DB: How do you view the role of the Church in preserving Polish culture?

Baranczak: The Church provides priceless opportunities for independent culture to exist and develop in Poland. It is absolutely powerful there, having buildings, financial means, and relative freedom of assembly at its disposal. For instance, even under Martial Law the Church and its institutions were officially the only places where people could gather and discuss matters, where poetry readings could be given, etc.

DB: An editor, Mieczyslaw Orski of Odra, once told me of his concern for the next generation of Polish writers. He meant basically writers in their early twenties, those at approximately the age when you “woke up” as a writer. He was worried about how they would get support, books, housing. What do you think about that? And do you know any very young poets and writers?

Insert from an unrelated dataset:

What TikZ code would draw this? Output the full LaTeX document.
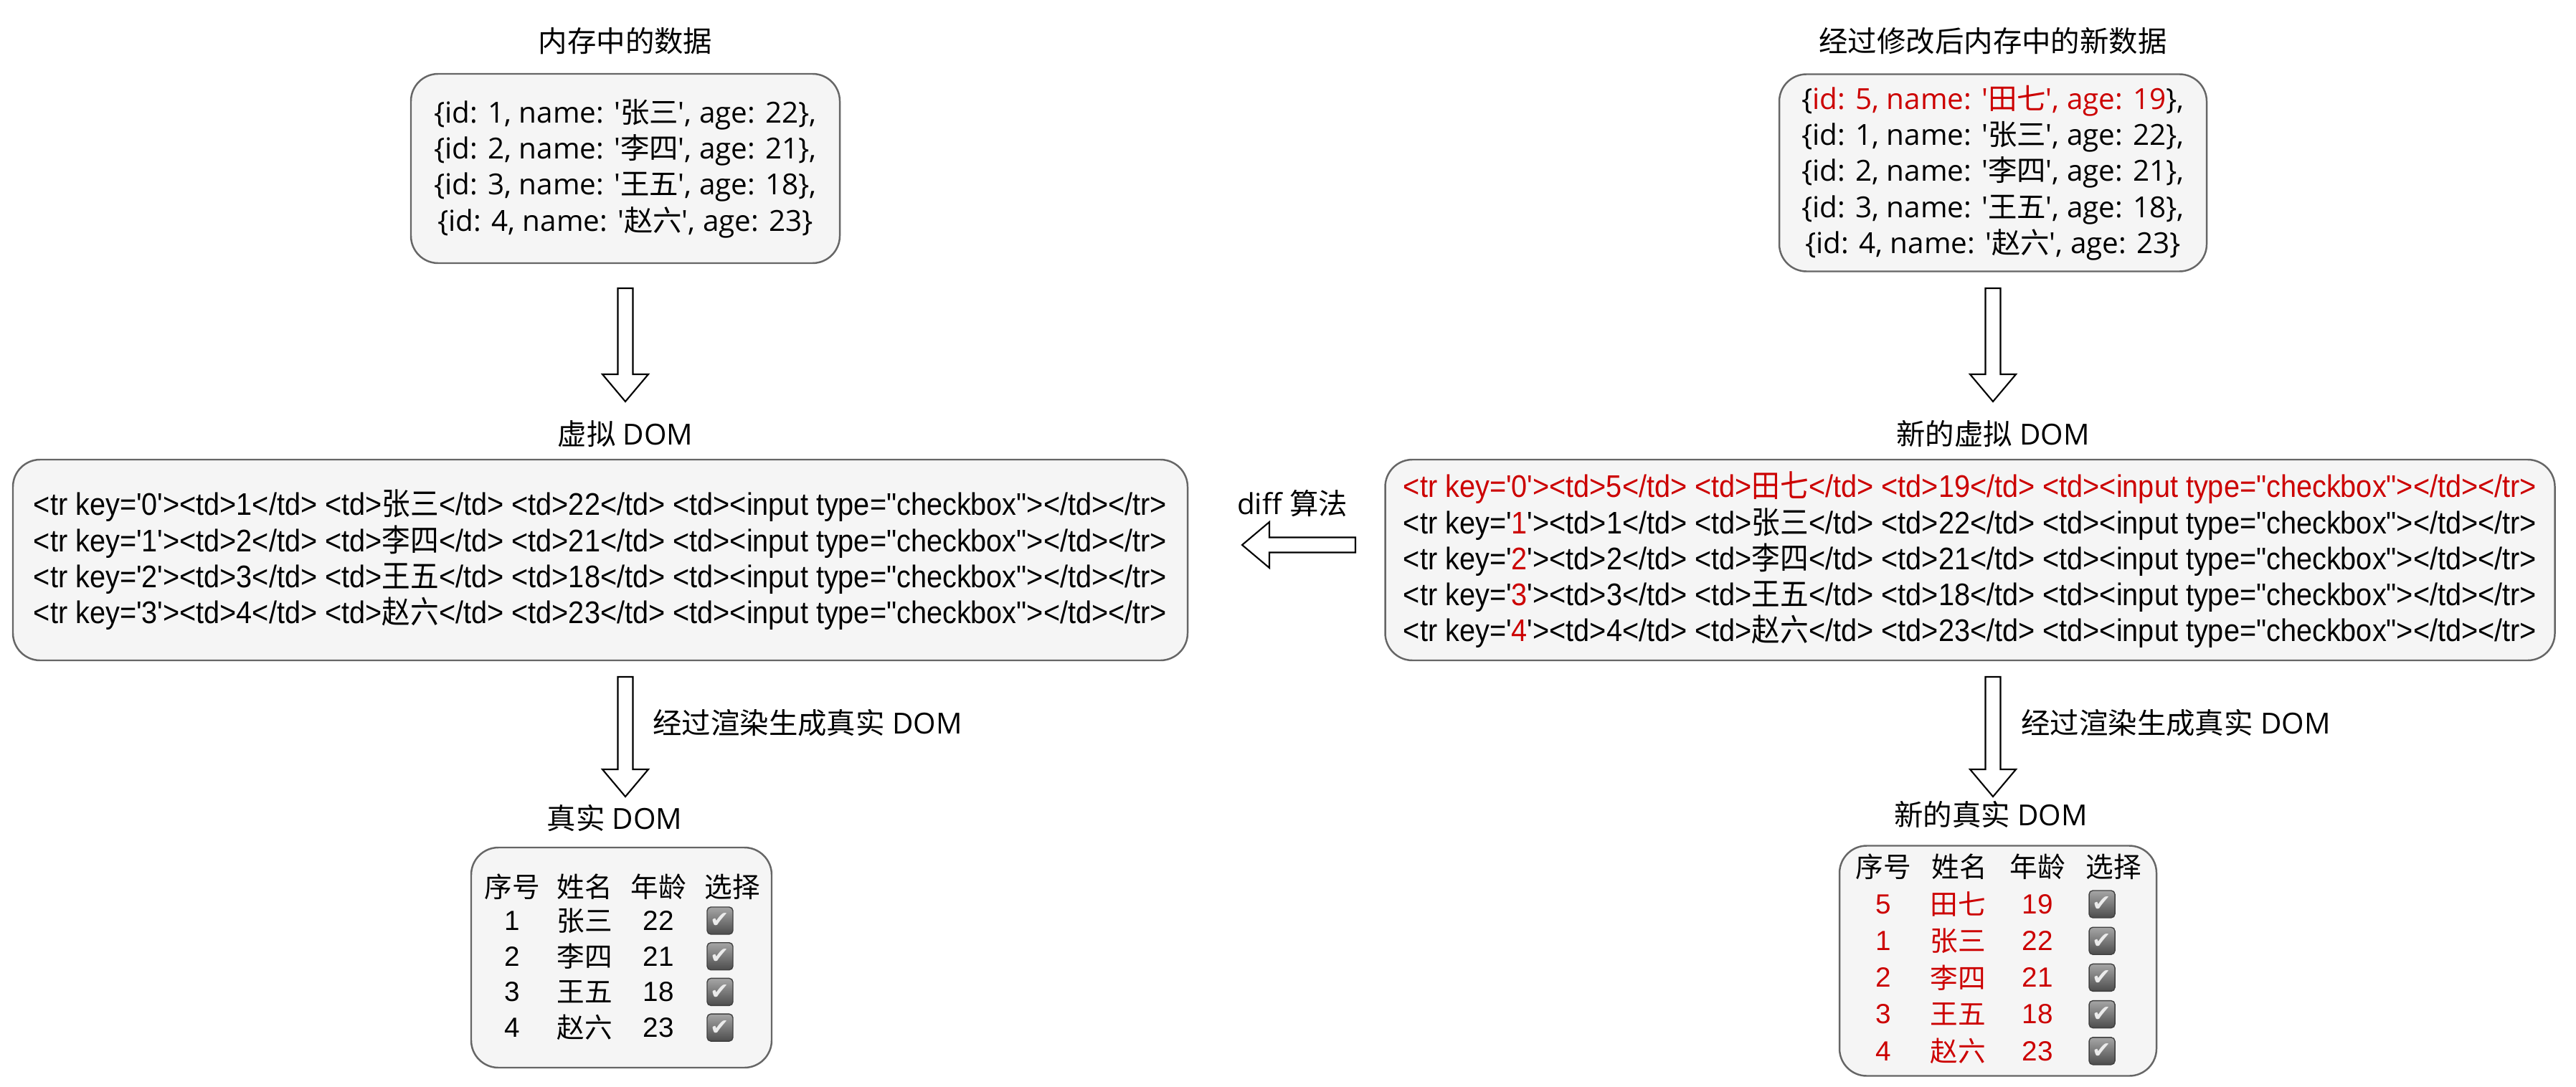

Baranczak: We have to realize that this is precisely what the regime wants: to break writers’ spines by putting them into a situation in which they are not able to earn a living by writing. So the only choice would be for them to seek another profession. I think that this is why the old Polish Writers’ Union was disbanded in 1983, because it was the last bastion of resistance and source of material help. Younger writers have an especially difficult time and I think it is important that everything be done to help them. There is a fund in Paris called “The Fund for Independent Culture and Science in Poland,” which is chaired by Czeslaw Milosz. It provides help for writers and intellectuals who are in an extremely difficult situation. Young writers, translators, and scientists have received grants from this fund so that they can continue their work.

DB: Do the authorities allow this?

Baranczak: No, it must be clandestine. I won’t mention any names but there are people who have been saved in this way. The amounts of cash are not great by Western standards, but in Poland even one dollar means quite a lot of money, so even small sums are helpful.

 

*Zapis is a literary quarterly edited in Poland but published in London under the aegis of Index on Censorship. It is available in both Western and underground editions.